Wei, F, Coe E, Nelson W, Bharti AK, Engler F, Butler E, Kim H, Goicoechea JL, Chen M, Lee S et al..  2007.  Physical and Genetic Structure of the Maize Genome Reflects Its Complex Evolutionary History. PLoS Genet. 3:e123. AbstractWebsite
Maize (Zea mays L.) is one of the most important cereal crops and a model for the study of genetics, evolution, and domestication. To better understand maize genome organization and to build a framework for genome sequencing, we constructed a sequence-ready fingerprinted contig-based physical map that covers 93.5% of the genome, of which 86.1% is aligned to the genetic map. The fingerprinted contig map contains 25,908 genic markers that enabled us to align nearly 73% of the anchored maize genome to the rice genome. The distribution pattern of expressed sequence tags correlates to that of recombination. In collinear regions, 1 kb in rice corresponds to an average of 3.2 kb in maize, yet maize has a 6-fold genome size expansion.

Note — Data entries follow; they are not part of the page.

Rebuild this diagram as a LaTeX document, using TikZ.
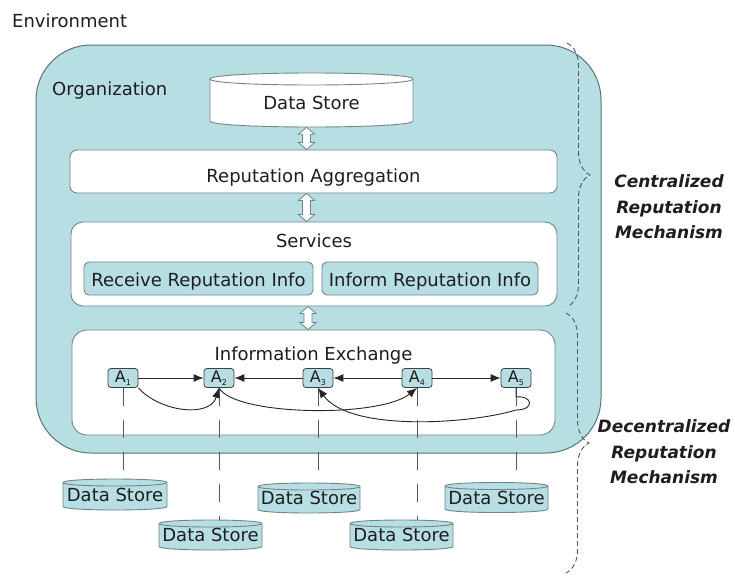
\documentclass[tikz,border=0pt]{standalone}
\usepackage{fontspec}
\setmainfont{DejaVu Sans}
\usetikzlibrary{arrows.meta,decorations.pathreplacing,calc}
\definecolor{orgblue}{HTML}{B7DFE3}
\definecolor{orgline}{HTML}{5B7377}
\definecolor{boxline}{HTML}{73838A}
\definecolor{txt}{HTML}{1E1E1E}
\definecolor{dashc}{HTML}{4E5B5E}

\newcommand\dstore[8]{%
  \pgfmathsetmacro\dsxa{#2-#4/2}%
  \pgfmathsetmacro\dsxb{#2+#4/2}%
  \pgfmathsetmacro\dsya{#3-#5/2+#7}%
  \pgfmathsetmacro\dsyb{#3+#5/2-#7}%
  \pgfmathsetmacro\dsk{4/3*#7}%
  \filldraw[dsline, fill=#6] (\dsxa,\dsya) -- (\dsxa,\dsyb) .. controls (\dsxa,\dsyb+\dsk) and (\dsxb,\dsyb+\dsk) .. (\dsxb,\dsyb) -- (\dsxb,\dsya) .. controls (\dsxb,\dsya-\dsk) and (\dsxa,\dsya-\dsk) .. (\dsxa,\dsya) -- cycle;
  \draw[dsline] (\dsxa,\dsya) .. controls (\dsxa,\dsya+\dsk) and (\dsxb,\dsya+\dsk) .. (\dsxb,\dsya);
  \node[dsnode, minimum width=#4pt, minimum height=#5pt, #8] (#1) at (#2,#3) {Data Store};
}

\newcommand\hollowarrow[2]{%
  \path[hollow] let \p1=#1, \p2=#2 in
    (\x1-4pt,\y1-7pt) -- (\x1-8pt,\y1-7pt) -- (\x1,\y1) -- (\x1+8pt,\y1-7pt) -- (\x1+4pt,\y1-7pt)
    -- (\x1+4pt,\y2+7pt) -- (\x1+8pt,\y2+7pt) -- (\x1,\y2) -- (\x1-8pt,\y2+7pt) -- (\x1-4pt,\y2+7pt) -- cycle;
}
\newcommand\agentlbl[1]{{\fontsize{16}{16}\selectfont A}\raisebox{-3pt}{\fontsize{8}{8}\selectfont #1}}

\begin{document}
\begin{tikzpicture}[x=1pt,y=-1pt,
  every node/.style={text=txt},
  txtf/.style={font=\fontsize{18}{21}\selectfont, inner sep=0pt},
  orgbox/.style={draw=orgline, fill=orgblue, line width=1pt, rounded corners=55pt, inner sep=0pt},
  wbox/.style={draw=boxline, fill=white, line width=0.9pt, inner sep=0pt},
  svcbox/.style={draw=boxline, fill=orgblue, line width=0.9pt, rounded corners=5pt, inner sep=0pt, minimum height=33pt},
  agent/.style={draw=black!75, fill=orgblue, line width=0.8pt, rounded corners=3pt, minimum width=30pt, minimum height=19pt, inner sep=0pt},
  conn/.style={draw=black!85, line width=0.9pt, -{Latex[length=10pt,width=8pt]}},
  curv/.style={draw=black!85, line width=0.9pt, -{Latex[length=10pt,width=8pt]}},
  dline/.style={draw=dashc, line width=0.8pt, dash pattern=on 18pt off 14pt},
  dsline/.style={draw=boxline, line width=0.9pt},
  dsnode/.style={inner sep=0pt, font=\fontsize{18}{21}\selectfont},
  hollow/.style={draw=boxline, fill=white, line width=0.8pt},
  brc/.style={draw=dashc, line width=0.9pt, dash pattern=on 5pt off 3pt, decorate, decoration={brace, amplitude=23pt}},
  lbl/.style={font=\fontsize{17}{25.5}\selectfont\bfseries\itshape, align=center, inner sep=0pt}
]
\useasboundingbox (0,0) rectangle (735,576);

% environment label
\node[txtf, anchor=base west] (env) at (12,27) {Environment};

% organization
\node[orgbox, minimum width=565pt, minimum height=408pt] (org) at (318.5,249) {};
\node[txtf, anchor=base west] (orgl) at (52,95) {Organization};

% top data store
\dstore{ds0}{311.5}{100}{203}{54}{white}{6}{text height=18pt, text depth=0pt}

% reputation aggregation
\node[wbox, rounded corners=7pt, minimum width=487pt, minimum height=43pt] (repagg) at (313.5,171.5) {};
\node[txtf, anchor=base] (repaggl) at (313.5,182) {Reputation Aggregation};

% services
\node[wbox, rounded corners=12pt, minimum width=486pt, minimum height=84pt] (svc) at (314,264) {};
\node[txtf, anchor=base] (svcl) at (314,247) {Services};
\node[svcbox, minimum width=229pt] (recv) at (198.5,278.5) {};
\node[txtf, anchor=base] (recvl) at (198.5,286) {Receive Reputation Info};
\node[svcbox, minimum width=216pt] (inform) at (430,278.5) {};
\node[txtf, anchor=base] (informl) at (430,286) {Inform Reputation Info};

% information exchange
\node[wbox, rounded corners=15pt, minimum width=483pt, minimum height=105pt] (infoex) at (313.5,382.5) {};
\node[txtf, anchor=base] (infoexl) at (313.5,360) {Information Exchange};

% hollow double arrows
\hollowarrow{($(ds0.south)+(-5,0)$)}{($(repagg.north)+(-7,0)$)}
\hollowarrow{($(repagg.south)+(-7,0)$)}{($(svc.north)+(-7,0)$)}
\hollowarrow{($(svc.south)+(-6,0)$)}{($(infoex.north)+(-6,0)$)}

% bottom data stores
\dstore{ds1}{115}{494.5}{104}{31}{orgblue}{3.5}{}
\dstore{ds2}{210.5}{535}{103}{30}{orgblue}{3.5}{}
\dstore{ds3}{309}{498}{102}{30}{orgblue}{3.5}{}
\dstore{ds4}{401.5}{535}{103}{30}{orgblue}{3.5}{}
\dstore{ds5}{496.5}{497.5}{103}{30}{orgblue}{3.5}{}

% agents
\node[agent] (a1) at (123,378) {\agentlbl{1}};
\node[agent] (a2) at (219,378) {\agentlbl{2}};
\node[agent] (a3) at (318,378) {\agentlbl{3}};
\node[agent] (a4) at (417,378) {\agentlbl{4}};
\node[agent] (a5) at (516,378) {\agentlbl{5}};

% dashed lines to data stores
\draw[dline] (a1.south) -- (a1.south |- ds1.north);
\draw[dline] (a2.south) -- (a2.south |- ds2.north);
\draw[dline] (a3.south) -- (a3.south |- ds3.north);
\draw[dline] (a4.south) -- (a4.south |- ds4.north);
\draw[dline] (a5.south) -- (a5.south |- ds5.north);

% horizontal connectors
\draw[conn] (a1.east) -- (a2.west);
\draw[conn] (a3.west) -- (a2.east);
\draw[conn] (a4.west) -- (a3.east);
\draw[conn] (a4.east) -- (a5.west);

% curved connectors
\draw[curv] (a1.south east) .. controls (160,412) and (210,418) .. (a2.south);
\draw[curv] (a2.south) .. controls (235,416) and (380,418) .. (a4.south);
\draw[curv] (a5.south) -- (516,397) .. controls (533,395) and (535,410) .. (516,410)
   .. controls (470,424) and (350,432) .. (a3.south);

% braces
\coordinate (b1t) at (567,43);
\coordinate (b1b) at (567,307);
\coordinate (b2t) at (566,313);
\coordinate (b2b) at (566,573);
\draw[brc] (b1t) -- (b1b);
\draw[brc] (b2t) -- (b2b);

\node[lbl] (cent) at (669,207) {Centralized\\Reputation\\Mechanism};
\node[lbl] (decent) at (664,452) {Decentralized\\Reputation\\Mechanism};
\end{tikzpicture}
\end{document}
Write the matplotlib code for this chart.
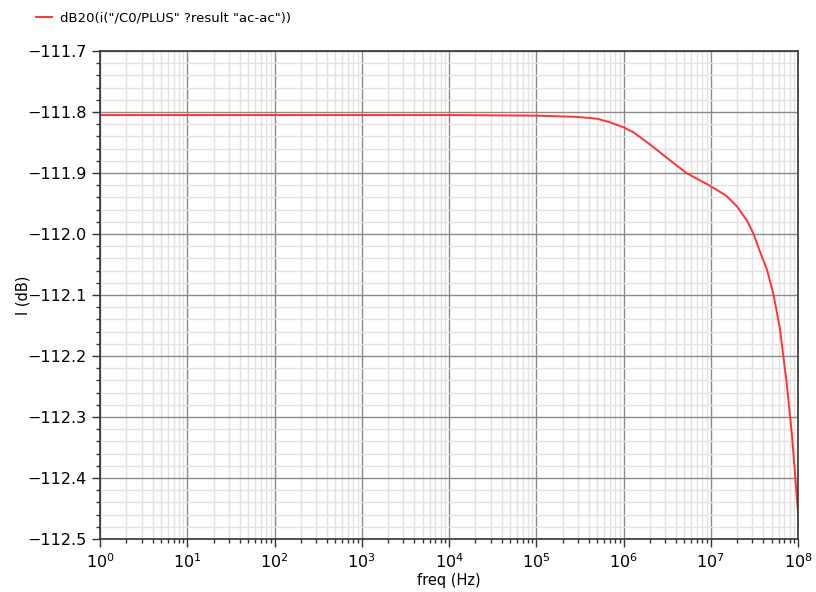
import matplotlib
matplotlib.use("Agg")
import matplotlib.pyplot as plt
from matplotlib.ticker import LogLocator, MultipleLocator, FixedLocator, NullFormatter
import numpy as np

# data
freq_hz = [1e0, 1e1, 1e2, 1e3, 1e4, 1e5, 2.9e5, 5.0e5, 7.0e5, 1.0e6, 1.29e6,
           2.0e6, 3.4e6, 5.25e6, 7.5e6, 9.8e6, 1.5e7, 2.0e7, 2.6e7, 3.1e7,
           3.6e7, 4.4e7, 5.25e7, 6.2e7, 7.4e7, 8.5e7, 9.3e7, 1.0e8]
idb = [-111.805, -111.805, -111.805, -111.805, -111.805, -111.806, -111.808,
       -111.811, -111.817, -111.825, -111.833, -111.853, -111.879, -111.900,
       -111.912, -111.921, -111.937, -111.955, -111.978, -112.000, -112.026,
       -112.058, -112.100, -112.155, -112.243, -112.327, -112.398, -112.456]
legend_label = 'dB20(i("/C0/PLUS" ?result "ac-ac"))'
yticks = [-111.7, -111.8, -111.9, -112.0, -112.1, -112.2, -112.3, -112.4, -112.5]

fig = plt.figure(figsize=(8.16, 5.92), dpi=100)
ax = fig.add_axes([100/816, 1-539/592, 698/816, 488/592])

line, = ax.plot(freq_hz, idb, color="#ff3333", lw=1.4)
ax.set_xscale("log")
ax.set_xlim(1, 1e8)
ax.set_ylim(-112.5, -111.7)

ax.xaxis.set_major_locator(LogLocator(base=10, numticks=20))
ax.xaxis.set_minor_locator(LogLocator(base=10, subs=np.arange(2, 10), numticks=20))
ax.xaxis.set_minor_formatter(NullFormatter())
ax.yaxis.set_major_locator(FixedLocator(yticks))
ax.yaxis.set_minor_locator(MultipleLocator(0.02))
ax.set_yticklabels([f"{v:.1f}".replace("-", "\u2212") for v in yticks])

ax.grid(which="major", color="#8a8a8a", lw=1.0)
ax.grid(which="minor", color="#e2e2e2", lw=1.0)
ax.set_axisbelow(True)

for s in ax.spines.values():
    s.set_color("#333333")
    s.set_linewidth(1.2)

ax.tick_params(which="major", length=6, width=1, direction="out", labelsize=11.5, color="#333333")
ax.tick_params(which="minor", length=3, width=1, direction="out", color="#333333")

ax.set_xlabel("freq (Hz)", fontsize=10.5)
ax.set_ylabel("I (dB)", fontsize=10.5)
ax.yaxis.set_label_coords(-0.10, 0.5)
ax.xaxis.set_label_coords(0.5, -0.07)

fig.legend([line], [legend_label], loc="upper left", bbox_to_anchor=(0.03, 1.0),
           frameon=False, fontsize=9.5, handlelength=1.2, handletextpad=0.6)

fig.savefig("out.png", dpi=100)
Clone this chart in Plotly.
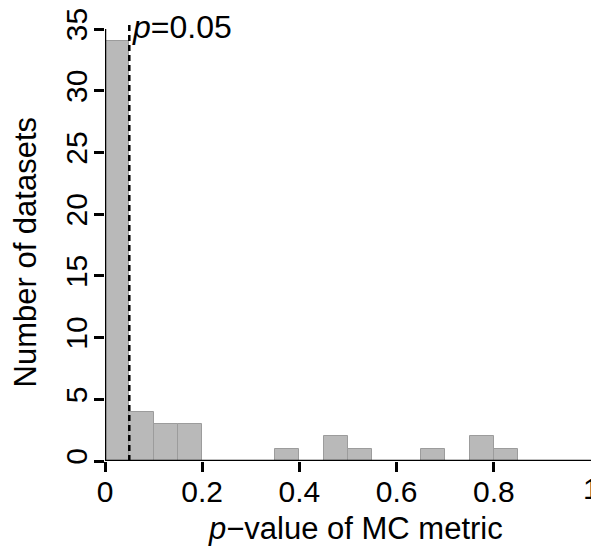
import plotly.graph_objects as go

# Histogram data (bin width 0.05)
bin_left = [0.00, 0.05, 0.10, 0.15, 0.20, 0.25, 0.30, 0.35, 0.40, 0.45,
            0.50, 0.55, 0.60, 0.65, 0.70, 0.75, 0.80, 0.85, 0.90, 0.95]
counts = [34, 4, 3, 3, 0, 0, 0, 1, 0, 2, 1, 0, 0, 1, 0, 2, 1, 0, 0, 0]
bin_width = 0.05
x_ticks = [0, 0.2, 0.4, 0.6, 0.8, 1]
x_tick_labels = ["0", "0.2", "0.4", "0.6", "0.8", "1"]
y_ticks = [0, 5, 10, 15, 20, 25, 30, 35]
y_tick_labels = ["0", "5", "10", "15", "20", "25", "30", "35"]
threshold = 0.05

FONT = "Liberation Sans, Arial, sans-serif"
FS = 30

centers = [b + bin_width / 2 for b in bin_left]

fig = go.Figure()
fig.add_trace(go.Bar(
    x=centers, y=counts, width=[bin_width] * len(centers),
    marker=dict(color="#b9b9b9", line=dict(color="#9c9c9c", width=1)),
    showlegend=False, hoverinfo="skip",
))

fig.update_layout(
    width=591, height=546,
    margin=dict(l=105, r=0, t=18, b=85),
    plot_bgcolor="white", paper_bgcolor="white",
    font=dict(family=FONT, size=FS, color="black"),
    bargap=0,
    xaxis=dict(range=[0, 1], tickvals=x_ticks[:-1], ticktext=x_tick_labels[:-1],
               ticks="outside", ticklen=10, tickwidth=2.5, tickcolor="black",
               showgrid=False, zeroline=False, showline=False,
               tickfont=dict(size=FS), ticklabelstandoff=-6),
    yaxis=dict(range=[0, 35.9], tickvals=y_ticks, ticktext=y_tick_labels,
               ticks="outside", ticklen=10, tickwidth=2.5, tickcolor="black",
               showgrid=False, zeroline=False, showline=False,
               tickangle=-90, tickfont=dict(size=FS), ticklabelstandoff=-5),
)

# axis lines (R style)
fig.add_shape(type="line", xref="x", yref="y", x0=0, x1=1, y0=0, y1=0,
              line=dict(color="black", width=2.5), layer="above")
fig.add_shape(type="line", xref="x", yref="y", x0=0, x1=0, y0=0, y1=35,
              line=dict(color="black", width=2.5), layer="above")
# label at x=1 (clipped by the figure edge as in the original)
fig.add_annotation(x=x_ticks[-1], y=0, xref="x", yref="paper",
                   text=x_tick_labels[-1], showarrow=False,
                   xanchor="center", yanchor="top", yshift=-9,
                   font=dict(size=FS))
# threshold line
fig.add_shape(type="line", xref="x", yref="y", x0=threshold, x1=threshold,
              y0=0, y1=35.6, line=dict(color="black", width=2.5, dash="6px,4px"),
              layer="above")

fig.add_annotation(x=threshold, y=35, xref="x", yref="y",
                   text="<i>p</i>=0.05", showarrow=False,
                   xanchor="left", yanchor="middle", xshift=1, yshift=2,
                   font=dict(size=32))

# axis titles
fig.add_annotation(x=0.516, y=0, xref="x", yref="paper",
                   text="<i>p</i>\u2212value of MC metric", showarrow=False,
                   xanchor="center", yanchor="middle", yshift=-67,
                   font=dict(size=31))
fig.add_annotation(x=0, y=16.9, xref="paper", yref="y",
                   text="Number of datasets", showarrow=False, textangle=-90,
                   xanchor="center", yanchor="middle", xshift=-80,
                   font=dict(size=31))

fig.write_html("out.html")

This can be explained by the fact that most rice regions correspond to two regions in maize as a result of its recent polyploid origin. Inversions account for the majority of chromosome structural variations during subsequent maize diploidization. We also find clear evidence of ancient genome duplication predating the divergence of the progenitors of maize and rice. Reconstructing the paleoethnobotany of the maize genome indicates that the progenitors of modern maize contained ten chromosomes.